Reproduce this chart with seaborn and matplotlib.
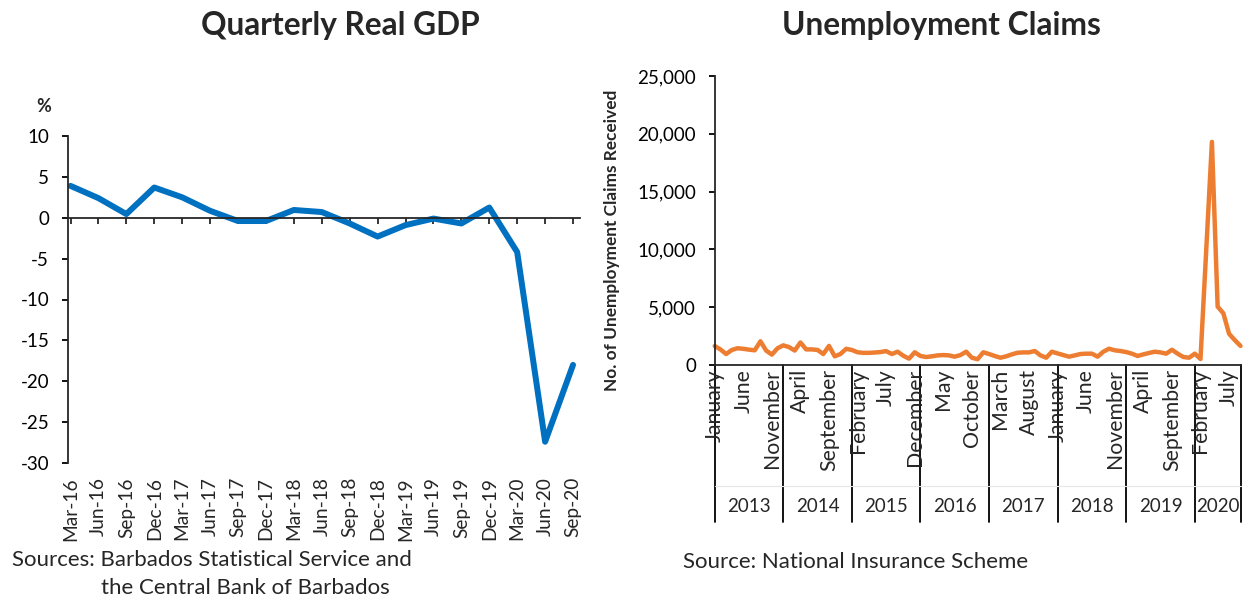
import numpy as np
import pandas as pd
import matplotlib
matplotlib.use("Agg")
import matplotlib.pyplot as plt
import seaborn as sns

# ---------------- data ----------------
quarters = ["Mar-16", "Jun-16", "Sep-16", "Dec-16", "Mar-17", "Jun-17", "Sep-17",
            "Dec-17", "Mar-18", "Jun-18", "Sep-18", "Dec-18", "Mar-19", "Jun-19",
            "Sep-19", "Dec-19", "Mar-20", "Jun-20", "Sep-20"]
gdp_growth = [3.9, 2.4, 0.45, 3.7, 2.5, 0.85, -0.4, -0.4, 0.95, 0.7, -0.7, -2.3,
              -0.9, -0.1, -0.7, 1.25, -4.2, -27.4, -18.0]

years = ["2013", "2014", "2015", "2016", "2017", "2018", "2019", "2020"]
month_names = ["January", "February", "March", "April", "May", "June", "July",
               "August", "September", "October", "November", "December"]
claims_2013 = [1640, 1350, 950, 1300, 1450, 1400, 1330, 1270, 2050, 1250, 900, 1450]
claims_2014 = [1700, 1550, 1250, 1950, 1350, 1350, 1300, 950, 1650, 750, 950, 1400]
claims_2015 = [1300, 1100, 1050, 1050, 1080, 1120, 1200, 950, 1150, 800, 550, 1100]
claims_2016 = [780, 690, 750, 830, 860, 830, 720, 860, 1150, 630, 500, 1100]
claims_2017 = [950, 780, 630, 750, 920, 1060, 1090, 1090, 1210, 830, 630, 1150]
claims_2018 = [1000, 860, 720, 830, 950, 980, 980, 720, 1150, 1410, 1270, 1210]
claims_2019 = [1120, 980, 780, 920, 1040, 1150, 1090, 980, 1320, 980, 690, 630]
claims_2020 = [980, 520, 9900, 19300, 5050, 4470, 2700, 2150, 1650]
claims_by_year = [claims_2013, claims_2014, claims_2015, claims_2016,
                  claims_2017, claims_2018, claims_2019, claims_2020]

claims = [v for yr in claims_by_year for v in yr]
n_months = len(claims)
month_index = np.arange(n_months)

# ---------------- style ----------------
sns.set_style("ticks")
plt.rcParams["font.family"] = ["Lato", "DejaVu Sans"]
plt.rcParams["axes.linewidth"] = 1.3
plt.rcParams["axes.unicode_minus"] = False

W, H = 1248, 600
fig = plt.figure(figsize=(W / 100, H / 100), dpi=100)


def add_axes_px(l, r, t, b):
    return fig.add_axes([l / W, 1 - b / H, (r - l) / W, (b - t) / H])


TICK_FS = 13.5
Q_FS = 13.8
CAT_FS = 15.3
SRC_FS = 16
TITLE_FS = 22.8

# ---------------- left: GDP ----------------
L_l, L_r, L_t, L_b = 68, 580, 136, 463
ax1 = add_axes_px(L_l, L_r, L_t, L_b)
df_gdp = pd.DataFrame({"q": np.arange(len(quarters)), "gdp": gdp_growth})
sns.lineplot(data=df_gdp, x="q", y="gdp", ax=ax1, color="#0070C0", linewidth=4.3,
             solid_joinstyle="round", solid_capstyle="round", clip_on=False)
ax1.set_xlim(-0.09, len(quarters) - 1 + 0.25)
ax1.set_ylim(-30, 10)
ax1.set_yticks(np.arange(-30, 11, 5))
ax1.set_xticks(np.arange(len(quarters)))
ax1.set_xticklabels([])
ax1.spines["top"].set_visible(False)
ax1.spines["right"].set_visible(False)
ax1.spines["bottom"].set_position(("data", 0))
ax1.tick_params(axis="y", direction="out", length=4.5, width=1.3, pad=9,
                labelsize=TICK_FS, colors="black")
ax1.tick_params(axis="x", direction="out", length=4.5, width=1.3)
ax1.set_xlabel("")
ax1.set_ylabel("")
xt1 = ax1.get_xaxis_transform()
for i, q in enumerate(quarters):
    ax1.text(i, (L_b - 477) / (L_b - L_t), q, rotation=90, ha="center", va="top",
             transform=xt1, fontsize=Q_FS)

fig.text(340 / W, 1 - 26 / H, "Quarterly Real GDP", ha="center", va="center",
         fontsize=TITLE_FS, fontweight="bold")
fig.text(44 / W, 1 - 107 / H, "%", ha="center", va="center", fontsize=13,
         fontweight="bold")
fig.text(12 / W, 1 - 560 / H, "Sources: Barbados Statistical Service and",
         ha="left", va="center", fontsize=SRC_FS)
fig.text(101 / W, 1 - 588 / H, "the Central Bank of Barbados",
         ha="left", va="center", fontsize=SRC_FS)

# ---------------- right: claims ----------------
R_l, R_r, R_t, R_b = 714.7, 1240.5, 76, 365
ax2 = add_axes_px(R_l, R_r, R_t, R_b)
df_claims = pd.DataFrame({"m": month_index, "claims": claims})
sns.lineplot(data=df_claims, x="m", y="claims", ax=ax2, color="#ED7D31",
             linewidth=3.2, solid_joinstyle="round", clip_on=False)
ax2.set_xlim(0, n_months - 1)
ax2.set_ylim(0, 25000)
ax2.set_yticks(np.arange(0, 25001, 5000))
ax2.yaxis.set_major_formatter(matplotlib.ticker.FuncFormatter(lambda v, p: f"{int(v):,}"))
ax2.set_xticks([])
ax2.spines["top"].set_visible(False)
ax2.spines["right"].set_visible(False)
ax2.tick_params(axis="y", direction="out", length=4, width=1.3, pad=9.5,
                labelsize=TICK_FS, colors="black")
ax2.set_xlabel("")
ax2.set_ylabel("No. of Unemployment Claims Received", fontsize=12.4,
               fontweight="bold")
hpx = R_b - R_t
wpx = R_r - R_l
ax2.yaxis.set_label_coords((620 - R_l) / wpx, (R_b - 240) / hpx)

xt2 = ax2.get_xaxis_transform()
# month labels every 5 months
for i in range(0, n_months, 5):
    ax2.text(i, (R_b - 369) / hpx, month_names[i % 12], rotation=90, ha="center",
             va="top", transform=xt2, fontsize=CAT_FS)
# year separators and labels
bounds = np.concatenate([[0], np.cumsum([len(y) for y in claims_by_year])])
bounds[-1] = n_months - 1
sep_bottom = (R_b - 522) / hpx
for b in bounds:
    ax2.plot([b, b], [0, sep_bottom], transform=xt2, color="black", lw=1.3,
             clip_on=False)
ax2.plot([bounds[0], bounds[-1]], [(R_b - 486) / hpx] * 2, transform=xt2,
         color="#e6e6e6", lw=0.8, clip_on=False)
for k, yr in enumerate(years):
    ax2.text((bounds[k] + bounds[k + 1]) / 2, (R_b - 506) / hpx, yr, ha="center",
             va="center", transform=xt2, fontsize=TICK_FS)

fig.text(941 / W, 1 - 26 / H, "Unemployment Claims", ha="center", va="center",
         fontsize=TITLE_FS, fontweight="bold")
fig.text(683 / W, 1 - 562 / H, "Source: National Insurance Scheme",
         ha="left", va="center", fontsize=SRC_FS)

fig.savefig("out.png", dpi=100)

● Aim of the exercise:
Leave out any pictures, please, and quote only the lines from the top of the data through the line that contains "-0.9, -0.1, -0.7, 1.25, -4.2, -27.4, -18.0]".

● Response for this exercise:
Reproduce this chart with seaborn and matplotlib.
import numpy as np
import pandas as pd
import matplotlib
matplotlib.use("Agg")
import matplotlib.pyplot as plt
import seaborn as sns

# ---------------- data ----------------
quarters = ["Mar-16", "Jun-16", "Sep-16", "Dec-16", "Mar-17", "Jun-17", "Sep-17",
            "Dec-17", "Mar-18", "Jun-18", "Sep-18", "Dec-18", "Mar-19", "Jun-19",
            "Sep-19", "Dec-19", "Mar-20", "Jun-20", "Sep-20"]
gdp_growth = [3.9, 2.4, 0.45, 3.7, 2.5, 0.85, -0.4, -0.4, 0.95, 0.7, -0.7, -2.3,
              -0.9, -0.1, -0.7, 1.25, -4.2, -27.4, -18.0]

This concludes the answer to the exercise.